GIVEN DATA
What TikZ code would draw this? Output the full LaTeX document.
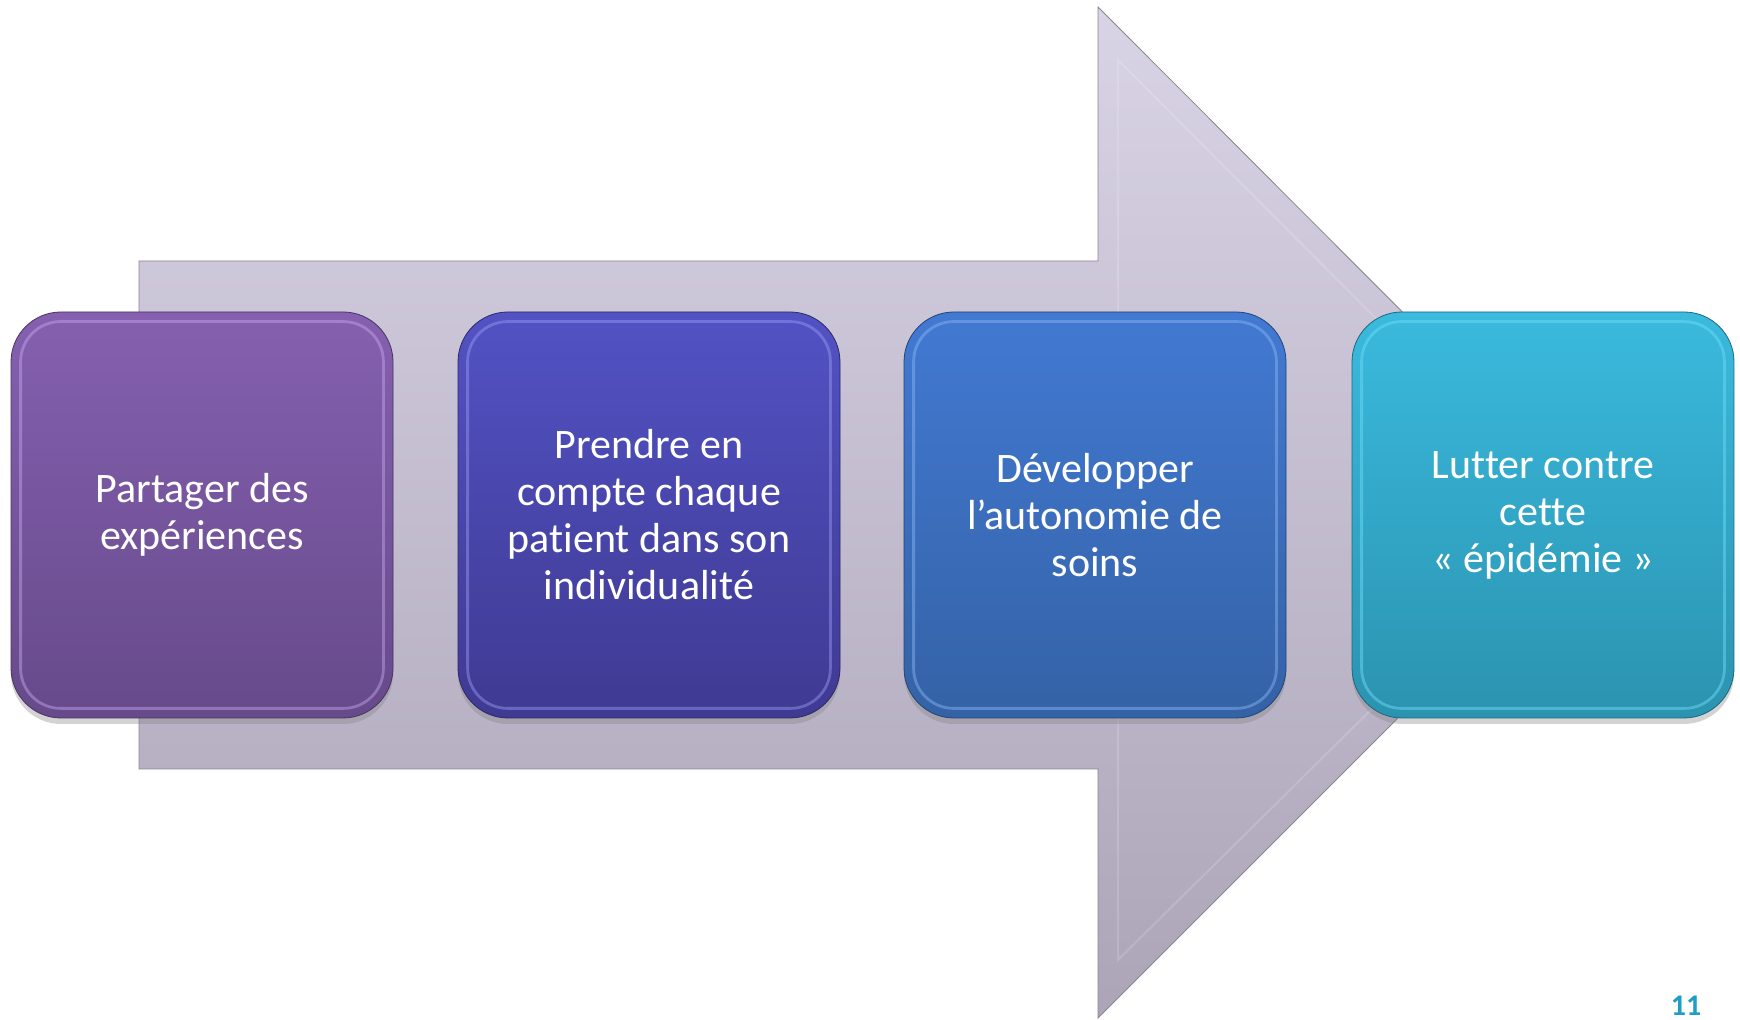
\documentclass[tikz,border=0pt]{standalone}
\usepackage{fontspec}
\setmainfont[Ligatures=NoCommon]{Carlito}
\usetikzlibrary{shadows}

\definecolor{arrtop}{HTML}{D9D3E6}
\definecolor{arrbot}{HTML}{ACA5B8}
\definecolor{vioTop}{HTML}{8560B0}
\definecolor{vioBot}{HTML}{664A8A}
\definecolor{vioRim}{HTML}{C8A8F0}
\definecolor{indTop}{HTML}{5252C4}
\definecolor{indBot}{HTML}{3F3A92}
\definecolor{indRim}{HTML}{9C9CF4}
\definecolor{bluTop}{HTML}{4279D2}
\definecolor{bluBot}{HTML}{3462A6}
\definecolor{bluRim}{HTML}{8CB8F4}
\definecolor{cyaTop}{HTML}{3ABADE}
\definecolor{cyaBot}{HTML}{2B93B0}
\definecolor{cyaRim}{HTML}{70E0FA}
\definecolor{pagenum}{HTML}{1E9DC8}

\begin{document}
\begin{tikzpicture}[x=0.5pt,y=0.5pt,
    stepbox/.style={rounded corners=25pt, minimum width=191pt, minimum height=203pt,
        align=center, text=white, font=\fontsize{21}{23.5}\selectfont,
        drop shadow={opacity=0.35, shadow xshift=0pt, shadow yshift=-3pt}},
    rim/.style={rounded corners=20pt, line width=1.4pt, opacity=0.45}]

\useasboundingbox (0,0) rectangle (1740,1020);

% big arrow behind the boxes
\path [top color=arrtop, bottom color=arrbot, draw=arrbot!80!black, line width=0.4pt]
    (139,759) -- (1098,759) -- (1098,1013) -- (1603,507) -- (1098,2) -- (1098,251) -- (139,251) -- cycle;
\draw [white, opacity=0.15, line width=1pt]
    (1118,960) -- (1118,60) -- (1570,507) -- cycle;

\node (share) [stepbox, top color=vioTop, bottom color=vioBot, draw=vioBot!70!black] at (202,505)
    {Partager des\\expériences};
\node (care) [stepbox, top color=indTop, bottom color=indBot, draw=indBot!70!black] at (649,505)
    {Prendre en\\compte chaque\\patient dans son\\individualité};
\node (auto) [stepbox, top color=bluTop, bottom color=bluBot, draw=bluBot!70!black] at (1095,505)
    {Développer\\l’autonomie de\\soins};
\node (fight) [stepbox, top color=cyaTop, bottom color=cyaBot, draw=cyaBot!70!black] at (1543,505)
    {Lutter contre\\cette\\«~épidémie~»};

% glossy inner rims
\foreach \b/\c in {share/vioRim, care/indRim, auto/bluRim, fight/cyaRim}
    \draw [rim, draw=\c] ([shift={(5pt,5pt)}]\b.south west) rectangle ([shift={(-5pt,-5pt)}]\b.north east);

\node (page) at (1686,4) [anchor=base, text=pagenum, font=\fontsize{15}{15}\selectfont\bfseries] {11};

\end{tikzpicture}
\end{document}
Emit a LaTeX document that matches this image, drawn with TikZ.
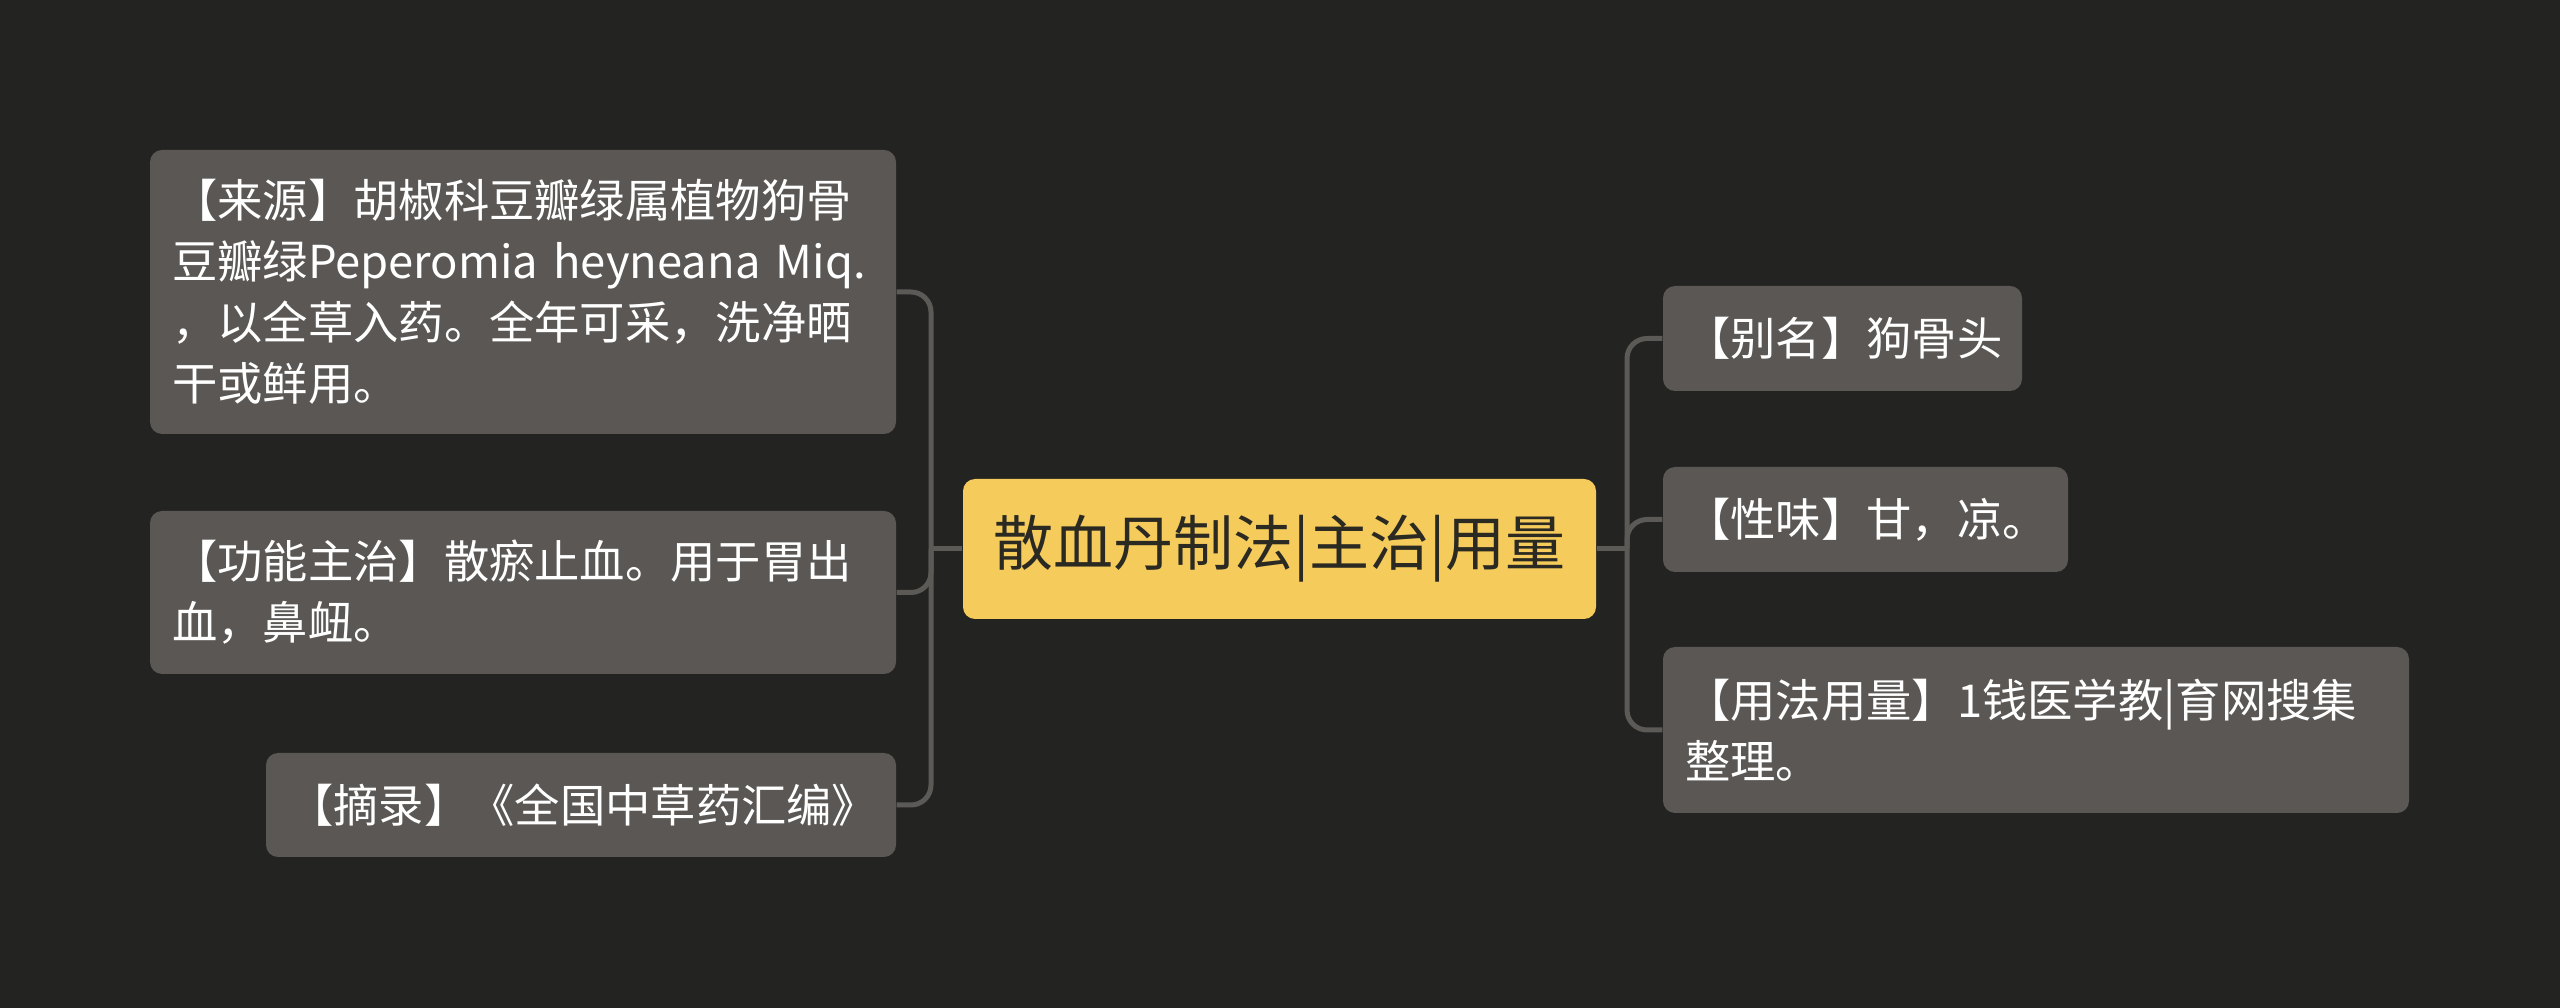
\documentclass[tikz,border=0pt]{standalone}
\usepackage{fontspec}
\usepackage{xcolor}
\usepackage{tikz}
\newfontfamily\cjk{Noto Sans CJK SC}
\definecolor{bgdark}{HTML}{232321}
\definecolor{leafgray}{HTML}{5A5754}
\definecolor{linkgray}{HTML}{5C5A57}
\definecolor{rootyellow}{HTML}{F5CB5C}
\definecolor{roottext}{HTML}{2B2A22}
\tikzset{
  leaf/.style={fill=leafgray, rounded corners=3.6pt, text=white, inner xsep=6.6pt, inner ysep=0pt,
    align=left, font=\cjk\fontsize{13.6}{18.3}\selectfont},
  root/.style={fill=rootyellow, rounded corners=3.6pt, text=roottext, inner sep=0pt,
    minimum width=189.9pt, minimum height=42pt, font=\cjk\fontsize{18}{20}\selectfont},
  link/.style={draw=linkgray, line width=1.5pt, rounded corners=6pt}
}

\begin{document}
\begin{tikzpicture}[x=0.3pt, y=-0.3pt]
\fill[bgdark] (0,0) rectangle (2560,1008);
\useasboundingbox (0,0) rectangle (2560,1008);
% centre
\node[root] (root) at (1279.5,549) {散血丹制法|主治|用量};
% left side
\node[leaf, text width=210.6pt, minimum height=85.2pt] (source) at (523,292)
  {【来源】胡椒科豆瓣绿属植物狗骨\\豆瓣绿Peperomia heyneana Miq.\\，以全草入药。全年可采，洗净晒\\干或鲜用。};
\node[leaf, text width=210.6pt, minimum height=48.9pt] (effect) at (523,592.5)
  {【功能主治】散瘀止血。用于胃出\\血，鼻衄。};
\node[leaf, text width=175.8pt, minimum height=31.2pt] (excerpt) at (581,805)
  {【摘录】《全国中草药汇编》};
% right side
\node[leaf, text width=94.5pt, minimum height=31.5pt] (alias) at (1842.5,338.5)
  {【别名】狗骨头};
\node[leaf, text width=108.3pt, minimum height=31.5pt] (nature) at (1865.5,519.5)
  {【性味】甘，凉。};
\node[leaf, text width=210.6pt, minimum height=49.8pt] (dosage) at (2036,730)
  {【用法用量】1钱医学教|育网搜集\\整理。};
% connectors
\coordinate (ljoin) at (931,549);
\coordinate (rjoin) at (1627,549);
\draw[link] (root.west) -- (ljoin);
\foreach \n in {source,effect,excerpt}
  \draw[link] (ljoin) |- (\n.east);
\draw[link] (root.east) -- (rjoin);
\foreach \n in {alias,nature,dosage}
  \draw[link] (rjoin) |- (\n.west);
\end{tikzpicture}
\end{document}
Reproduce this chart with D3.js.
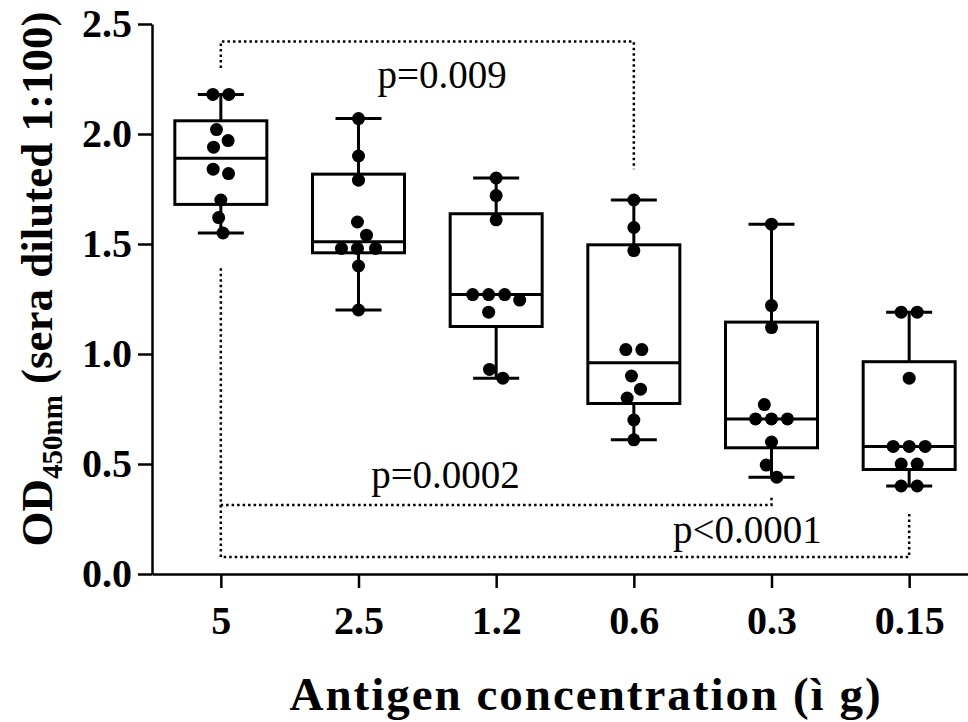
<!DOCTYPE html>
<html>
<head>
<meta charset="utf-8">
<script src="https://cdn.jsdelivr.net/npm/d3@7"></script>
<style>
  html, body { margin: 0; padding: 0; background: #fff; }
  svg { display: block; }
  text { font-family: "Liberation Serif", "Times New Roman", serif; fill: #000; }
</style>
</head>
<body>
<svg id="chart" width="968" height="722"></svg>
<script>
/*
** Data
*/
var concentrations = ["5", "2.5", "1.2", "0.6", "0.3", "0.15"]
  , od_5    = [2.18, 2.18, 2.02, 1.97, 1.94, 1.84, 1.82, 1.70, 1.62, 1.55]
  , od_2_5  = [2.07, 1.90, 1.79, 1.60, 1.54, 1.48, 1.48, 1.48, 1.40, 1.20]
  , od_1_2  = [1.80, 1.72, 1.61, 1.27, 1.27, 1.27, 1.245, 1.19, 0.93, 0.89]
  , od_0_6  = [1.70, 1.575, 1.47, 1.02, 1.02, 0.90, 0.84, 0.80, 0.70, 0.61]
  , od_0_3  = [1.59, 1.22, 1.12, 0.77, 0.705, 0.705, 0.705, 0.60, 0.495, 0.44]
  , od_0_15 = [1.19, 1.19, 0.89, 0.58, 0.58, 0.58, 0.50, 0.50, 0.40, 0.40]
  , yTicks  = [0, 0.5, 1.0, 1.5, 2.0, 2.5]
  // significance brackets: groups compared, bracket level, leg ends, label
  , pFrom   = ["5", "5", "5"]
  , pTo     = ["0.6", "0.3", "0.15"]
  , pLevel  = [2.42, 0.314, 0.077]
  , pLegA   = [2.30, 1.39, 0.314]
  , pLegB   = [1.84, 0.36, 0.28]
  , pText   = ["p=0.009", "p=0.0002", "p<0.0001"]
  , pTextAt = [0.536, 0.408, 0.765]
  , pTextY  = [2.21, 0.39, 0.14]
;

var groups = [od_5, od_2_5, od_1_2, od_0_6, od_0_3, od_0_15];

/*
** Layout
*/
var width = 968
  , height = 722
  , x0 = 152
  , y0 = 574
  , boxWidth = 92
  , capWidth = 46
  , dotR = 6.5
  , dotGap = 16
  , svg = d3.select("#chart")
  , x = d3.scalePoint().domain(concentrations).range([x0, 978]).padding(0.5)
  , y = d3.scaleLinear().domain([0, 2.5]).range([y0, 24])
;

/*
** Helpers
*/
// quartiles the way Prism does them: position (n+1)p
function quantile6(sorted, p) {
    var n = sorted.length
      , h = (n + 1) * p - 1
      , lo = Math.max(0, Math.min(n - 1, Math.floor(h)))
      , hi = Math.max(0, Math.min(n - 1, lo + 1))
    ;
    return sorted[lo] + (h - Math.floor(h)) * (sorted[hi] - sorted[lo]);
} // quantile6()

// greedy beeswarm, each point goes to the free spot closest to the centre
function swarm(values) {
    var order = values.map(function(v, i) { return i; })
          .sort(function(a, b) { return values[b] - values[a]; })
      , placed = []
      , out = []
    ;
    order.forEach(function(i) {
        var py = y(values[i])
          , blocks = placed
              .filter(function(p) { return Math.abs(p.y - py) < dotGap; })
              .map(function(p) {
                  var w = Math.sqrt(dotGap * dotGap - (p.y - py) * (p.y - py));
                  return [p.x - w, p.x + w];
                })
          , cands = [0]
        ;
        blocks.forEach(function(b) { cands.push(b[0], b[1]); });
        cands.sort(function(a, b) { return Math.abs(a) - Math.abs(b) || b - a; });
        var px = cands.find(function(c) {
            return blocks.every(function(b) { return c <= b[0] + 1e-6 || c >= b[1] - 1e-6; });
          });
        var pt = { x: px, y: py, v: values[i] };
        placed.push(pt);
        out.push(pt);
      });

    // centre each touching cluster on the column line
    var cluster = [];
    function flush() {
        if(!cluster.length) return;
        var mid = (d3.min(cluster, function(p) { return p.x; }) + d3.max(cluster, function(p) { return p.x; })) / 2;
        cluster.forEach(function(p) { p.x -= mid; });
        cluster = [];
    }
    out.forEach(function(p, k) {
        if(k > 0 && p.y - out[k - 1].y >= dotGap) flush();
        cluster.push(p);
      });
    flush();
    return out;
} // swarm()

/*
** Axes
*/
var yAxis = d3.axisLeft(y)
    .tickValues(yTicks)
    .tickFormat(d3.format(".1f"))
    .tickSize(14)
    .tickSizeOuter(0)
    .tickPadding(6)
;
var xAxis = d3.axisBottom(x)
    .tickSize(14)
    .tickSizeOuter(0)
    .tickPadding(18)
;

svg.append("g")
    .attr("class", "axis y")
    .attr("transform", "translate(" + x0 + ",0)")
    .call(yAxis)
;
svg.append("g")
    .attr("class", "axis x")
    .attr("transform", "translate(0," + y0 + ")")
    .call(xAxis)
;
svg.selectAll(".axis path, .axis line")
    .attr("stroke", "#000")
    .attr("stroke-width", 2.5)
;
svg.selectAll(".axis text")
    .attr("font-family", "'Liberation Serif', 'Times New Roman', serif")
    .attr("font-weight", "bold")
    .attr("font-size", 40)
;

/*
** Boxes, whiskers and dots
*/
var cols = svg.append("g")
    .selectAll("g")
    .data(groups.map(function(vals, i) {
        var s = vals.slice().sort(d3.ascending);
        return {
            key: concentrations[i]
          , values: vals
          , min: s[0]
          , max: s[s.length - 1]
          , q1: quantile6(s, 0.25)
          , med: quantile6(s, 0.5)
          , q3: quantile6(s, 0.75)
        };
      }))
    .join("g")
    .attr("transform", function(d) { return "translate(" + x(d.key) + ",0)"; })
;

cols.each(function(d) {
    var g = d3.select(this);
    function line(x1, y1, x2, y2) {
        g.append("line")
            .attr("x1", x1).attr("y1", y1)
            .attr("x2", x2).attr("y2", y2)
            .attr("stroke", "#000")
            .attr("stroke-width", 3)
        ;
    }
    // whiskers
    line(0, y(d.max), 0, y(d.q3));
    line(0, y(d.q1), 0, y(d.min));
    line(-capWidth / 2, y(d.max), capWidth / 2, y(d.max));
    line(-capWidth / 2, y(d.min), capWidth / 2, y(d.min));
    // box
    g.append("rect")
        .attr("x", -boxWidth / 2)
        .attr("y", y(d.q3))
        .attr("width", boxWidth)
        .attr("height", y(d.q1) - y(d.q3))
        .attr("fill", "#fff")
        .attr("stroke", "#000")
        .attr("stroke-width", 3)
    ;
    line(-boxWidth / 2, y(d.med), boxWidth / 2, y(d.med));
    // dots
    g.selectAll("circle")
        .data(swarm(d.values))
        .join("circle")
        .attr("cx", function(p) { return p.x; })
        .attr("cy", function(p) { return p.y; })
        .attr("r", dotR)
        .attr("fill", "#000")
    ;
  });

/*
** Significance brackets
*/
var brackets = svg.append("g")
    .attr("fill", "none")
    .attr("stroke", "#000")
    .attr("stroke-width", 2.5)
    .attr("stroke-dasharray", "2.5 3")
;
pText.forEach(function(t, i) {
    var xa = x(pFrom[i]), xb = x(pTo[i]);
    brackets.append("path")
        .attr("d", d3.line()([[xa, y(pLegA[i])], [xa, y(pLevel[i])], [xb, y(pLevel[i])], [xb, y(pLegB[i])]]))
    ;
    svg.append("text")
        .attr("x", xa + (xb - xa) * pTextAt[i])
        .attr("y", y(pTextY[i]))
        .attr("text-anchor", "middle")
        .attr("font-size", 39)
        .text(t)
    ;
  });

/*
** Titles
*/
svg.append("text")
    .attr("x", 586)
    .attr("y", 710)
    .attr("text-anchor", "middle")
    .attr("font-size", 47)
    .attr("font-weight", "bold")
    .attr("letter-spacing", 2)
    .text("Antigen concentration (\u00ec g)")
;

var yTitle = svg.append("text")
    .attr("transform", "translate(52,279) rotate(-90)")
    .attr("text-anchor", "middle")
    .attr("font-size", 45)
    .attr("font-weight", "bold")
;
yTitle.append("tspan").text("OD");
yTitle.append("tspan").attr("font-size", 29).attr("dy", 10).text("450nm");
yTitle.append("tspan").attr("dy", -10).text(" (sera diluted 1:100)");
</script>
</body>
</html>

AIM OF THE EXERCISE
Scan the listing above for the word "this" and show each line where it is found.

OUTPUT BELOW
What TikZ code would draw this? Output the full LaTeX document.
Emit a LaTeX document that matches this image, drawn with TikZ.
Reproduce this chart with D3.js.
    var g = d3.select(this);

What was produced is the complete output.